Improving GPGPU resource utilization through alternative thread block scheduling

High performance in GPGPU workloads is obtained by maximizing parallelism and fully utilizing the available resources. The thousands of threads are assigned to each core in units of CTA (Cooperative Thread Arrays) or thread blocks - with each thread block consisting of multiple warps or wavefronts. The scheduling of the threads can have significant impact on overall performance. In this work, explore alternative thread block or CTA scheduling; in particular, we exploit the interaction between the thread block scheduler and the warp scheduler to improve performance.

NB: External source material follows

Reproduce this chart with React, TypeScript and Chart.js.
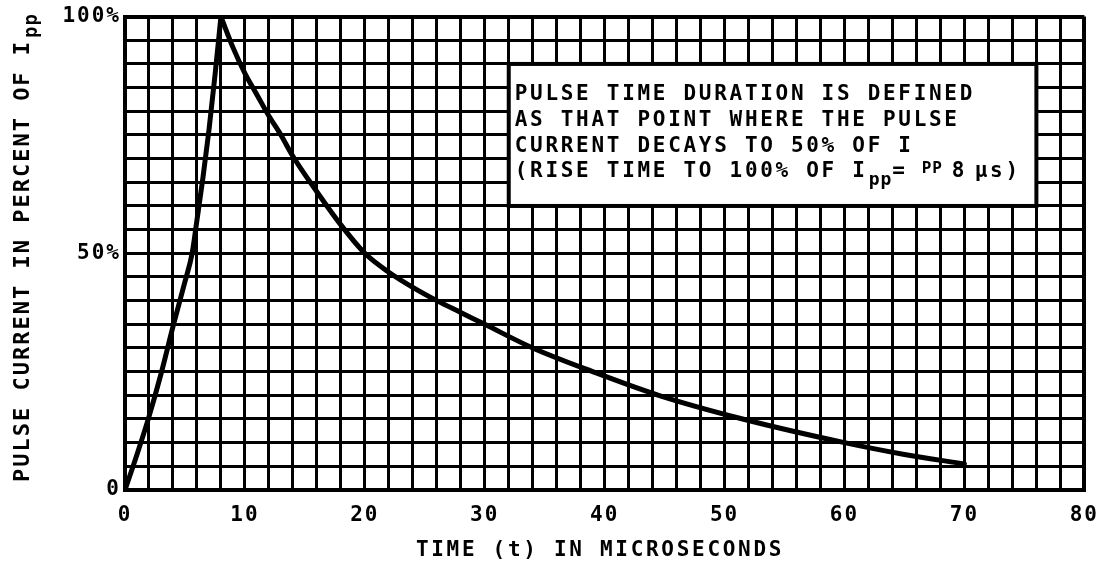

We explore two aspects of thread block scheduling - 1) LCS (lazy CTA scheduling) which restricts the maximum number of thread blocks allocated to each core, and 2) BCS (block CTA scheduling) where consecutive thread blocks are assigned to the same core. For LCS, we leverage a greedy warp scheduler to help determine the optimal number of thread blocks by only measuring the number of instructions issued while for BCS, we propose an alternative warp scheduler that is aware of the “block” of CTAs allocated to a core. With LCS and the observation that maximum number of CTAs does not necessary maximize performance, we also propose mixed concurrent kernel execution that enables multiple kernels to be allocated to the same core to maximize resource utilization and improve overall performance.